_Work instructions_:
Word for word, quote all of the material, omitting the pictures.

_Source data_:
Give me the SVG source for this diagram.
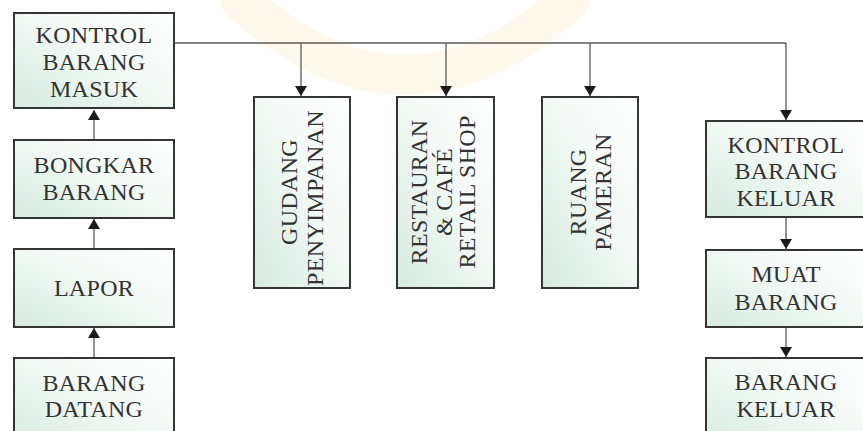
<svg xmlns="http://www.w3.org/2000/svg" width="863" height="431" viewBox="0 0 863 431">
  <style>
    .box { stroke: #353535; stroke-width: 2; fill: url(#boxFill); }
    .lbl { font-family: "Liberation Serif", "Times New Roman", serif; font-size: 24px; fill: #333333; text-anchor: middle; letter-spacing: 0.3px; }
    .wire { stroke: #5a5a5a; stroke-width: 1.3; fill: none; }
    .arrow { stroke: #5a5a5a; stroke-width: 1.3; fill: none; marker-end: url(#head); }
  </style>
  <defs>
    <linearGradient id="boxFill" x1="0" y1="1" x2="1" y2="0">
      <stop offset="0" stop-color="#d6ebe0"/>
      <stop offset="0.55" stop-color="#f3f9f6"/>
      <stop offset="1" stop-color="#ffffff"/>
    </linearGradient>
    <marker id="head" viewBox="0 0 10 12" refX="10" refY="6" markerWidth="11" markerHeight="12" markerUnits="userSpaceOnUse" orient="auto">
      <path d="M0,0 L10,6 L0,12 Z" fill="#1a1a1a"/>
    </marker>
  </defs>

  <rect width="863" height="431" fill="#ffffff"/>

  <!-- faint background emblem -->
  <g opacity="0.09" fill="none" stroke-linecap="round">
    <path d="M240,0 Q405,150 570,0" stroke="#f0b828" stroke-width="40"/>
  </g>

  <!-- connectors -->
  <g id="connectors">
    <path class="arrow" d="M94,140 L94,110"/>
    <path class="arrow" d="M94,249 L94,219"/>
    <path class="arrow" d="M94,358 L94,328"/>
    <path class="wire" d="M174,43 L786,43"/>
    <path class="arrow" d="M301,43 L301,96"/>
    <path class="arrow" d="M446,43 L446,96"/>
    <path class="arrow" d="M590,43 L590,96"/>
    <path class="arrow" d="M786,43 L786,120"/>
    <path class="arrow" d="M786,217 L786,249"/>
    <path class="arrow" d="M786,327 L786,357"/>
  </g>

  <!-- left column -->
  <g id="kontrol-barang-masuk">
    <rect class="box" x="14" y="13" width="160" height="95"/>
    <text class="lbl" x="94" y="43">KONTROL</text>
    <text class="lbl" x="94" y="70">BARANG</text>
    <text class="lbl" x="94" y="97">MASUK</text>
  </g>
  <g id="bongkar-barang">
    <rect class="box" x="14" y="140" width="160" height="78"/>
    <text class="lbl" x="94" y="173">BONGKAR</text>
    <text class="lbl" x="94" y="200">BARANG</text>
  </g>
  <g id="lapor">
    <rect class="box" x="14" y="249" width="160" height="78"/>
    <text class="lbl" x="94" y="296">LAPOR</text>
  </g>
  <g id="barang-datang">
    <rect class="box" x="14" y="358" width="160" height="90"/>
    <text class="lbl" x="94" y="391">BARANG</text>
    <text class="lbl" x="94" y="417">DATANG</text>
  </g>

  <!-- destination rooms -->
  <g id="gudang-penyimpanan">
    <rect class="box" x="254" y="97" width="96" height="191"/>
    <text class="lbl" transform="translate(297,192) rotate(-90)" letter-spacing="1.5">GUDANG</text>
    <text class="lbl" transform="translate(323,198) rotate(-90)">PENYIMPANAN</text>
  </g>
  <g id="restauran-cafe-retail">
    <rect class="box" x="397" y="97" width="97" height="191"/>
    <text class="lbl" transform="translate(427,192) rotate(-90)">RESTAURAN</text>
    <text class="lbl" transform="translate(452,192) rotate(-90)">&amp; CAFÉ</text>
    <text class="lbl" transform="translate(475,192) rotate(-90)">RETAIL SHOP</text>
  </g>
  <g id="ruang-pameran">
    <rect class="box" x="542" y="97" width="96" height="191"/>
    <text class="lbl" transform="translate(586,192) rotate(-90)">RUANG</text>
    <text class="lbl" transform="translate(611,192) rotate(-90)">PAMERAN</text>
  </g>

  <!-- right column -->
  <g id="kontrol-barang-keluar">
    <rect class="box" x="706" y="121" width="160" height="96"/>
    <text class="lbl" x="786" y="153">KONTROL</text>
    <text class="lbl" x="786" y="179">BARANG</text>
    <text class="lbl" x="786" y="206">KELUAR</text>
  </g>
  <g id="muat-barang">
    <rect class="box" x="706" y="250" width="160" height="77"/>
    <text class="lbl" x="786" y="282">MUAT</text>
    <text class="lbl" x="786" y="310">BARANG</text>
  </g>
  <g id="barang-keluar">
    <rect class="box" x="706" y="358" width="160" height="90"/>
    <text class="lbl" x="786" y="390">BARANG</text>
    <text class="lbl" x="786" y="417">KELUAR</text>
  </g>
</svg>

_Response to the task_:
Give me the SVG source for this diagram.
<svg xmlns="http://www.w3.org/2000/svg" width="863" height="431" viewBox="0 0 863 431">
  <style>
    .box { stroke: #353535; stroke-width: 2; fill: url(#boxFill); }
    .lbl { font-family: "Liberation Serif", "Times New Roman", serif; font-size: 24px; fill: #333333; text-anchor: middle; letter-spacing: 0.3px; }
    .wire { stroke: #5a5a5a; stroke-width: 1.3; fill: none; }
    .arrow { stroke: #5a5a5a; stroke-width: 1.3; fill: none; marker-end: url(#head); }
  </style>
  <defs>
    <linearGradient id="boxFill" x1="0" y1="1" x2="1" y2="0">
      <stop offset="0" stop-color="#d6ebe0"/>
      <stop offset="0.55" stop-color="#f3f9f6"/>
      <stop offset="1" stop-color="#ffffff"/>
    </linearGradient>
    <marker id="head" viewBox="0 0 10 12" refX="10" refY="6" markerWidth="11" markerHeight="12" markerUnits="userSpaceOnUse" orient="auto">
      <path d="M0,0 L10,6 L0,12 Z" fill="#1a1a1a"/>
    </marker>
  </defs>

  <rect width="863" height="431" fill="#ffffff"/>

  <!-- faint background emblem -->
  <g opacity="0.09" fill="none" stroke-linecap="round">
    <path d="M240,0 Q405,150 570,0" stroke="#f0b828" stroke-width="40"/>
  </g>

  <!-- connectors -->
  <g id="connectors">
    <path class="arrow" d="M94,140 L94,110"/>
    <path class="arrow" d="M94,249 L94,219"/>
    <path class="arrow" d="M94,358 L94,328"/>
    <path class="wire" d="M174,43 L786,43"/>
    <path class="arrow" d="M301,43 L301,96"/>
    <path class="arrow" d="M446,43 L446,96"/>
    <path class="arrow" d="M590,43 L590,96"/>
    <path class="arrow" d="M786,43 L786,120"/>
    <path class="arrow" d="M786,217 L786,249"/>
    <path class="arrow" d="M786,327 L786,357"/>
  </g>

  <!-- left column -->
  <g id="kontrol-barang-masuk">
    <rect class="box" x="14" y="13" width="160" height="95"/>
    <text class="lbl" x="94" y="43">KONTROL</text>
    <text class="lbl" x="94" y="70">BARANG</text>
    <text class="lbl" x="94" y="97">MASUK</text>
  </g>
  <g id="bongkar-barang">
    <rect class="box" x="14" y="140" width="160" height="78"/>
    <text class="lbl" x="94" y="173">BONGKAR</text>
    <text class="lbl" x="94" y="200">BARANG</text>
  </g>
  <g id="lapor">
    <rect class="box" x="14" y="249" width="160" height="78"/>
    <text class="lbl" x="94" y="296">LAPOR</text>
  </g>
  <g id="barang-datang">
    <rect class="box" x="14" y="358" width="160" height="90"/>
    <text class="lbl" x="94" y="391">BARANG</text>
    <text class="lbl" x="94" y="417">DATANG</text>
  </g>

  <!-- destination rooms -->
  <g id="gudang-penyimpanan">
    <rect class="box" x="254" y="97" width="96" height="191"/>
    <text class="lbl" transform="translate(297,192) rotate(-90)" letter-spacing="1.5">GUDANG</text>
    <text class="lbl" transform="translate(323,198) rotate(-90)">PENYIMPANAN</text>
  </g>
  <g id="restauran-cafe-retail">
    <rect class="box" x="397" y="97" width="97" height="191"/>
    <text class="lbl" transform="translate(427,192) rotate(-90)">RESTAURAN</text>
    <text class="lbl" transform="translate(452,192) rotate(-90)">&amp; CAFÉ</text>
    <text class="lbl" transform="translate(475,192) rotate(-90)">RETAIL SHOP</text>
  </g>
  <g id="ruang-pameran">
    <rect class="box" x="542" y="97" width="96" height="191"/>
    <text class="lbl" transform="translate(586,192) rotate(-90)">RUANG</text>
    <text class="lbl" transform="translate(611,192) rotate(-90)">PAMERAN</text>
  </g>

  <!-- right column -->
  <g id="kontrol-barang-keluar">
    <rect class="box" x="706" y="121" width="160" height="96"/>
    <text class="lbl" x="786" y="153">KONTROL</text>
    <text class="lbl" x="786" y="179">BARANG</text>
    <text class="lbl" x="786" y="206">KELUAR</text>
  </g>
  <g id="muat-barang">
    <rect class="box" x="706" y="250" width="160" height="77"/>
    <text class="lbl" x="786" y="282">MUAT</text>
    <text class="lbl" x="786" y="310">BARANG</text>
  </g>
  <g id="barang-keluar">
    <rect class="box" x="706" y="358" width="160" height="90"/>
    <text class="lbl" x="786" y="390">BARANG</text>
    <text class="lbl" x="786" y="417">KELUAR</text>
  </g>
</svg>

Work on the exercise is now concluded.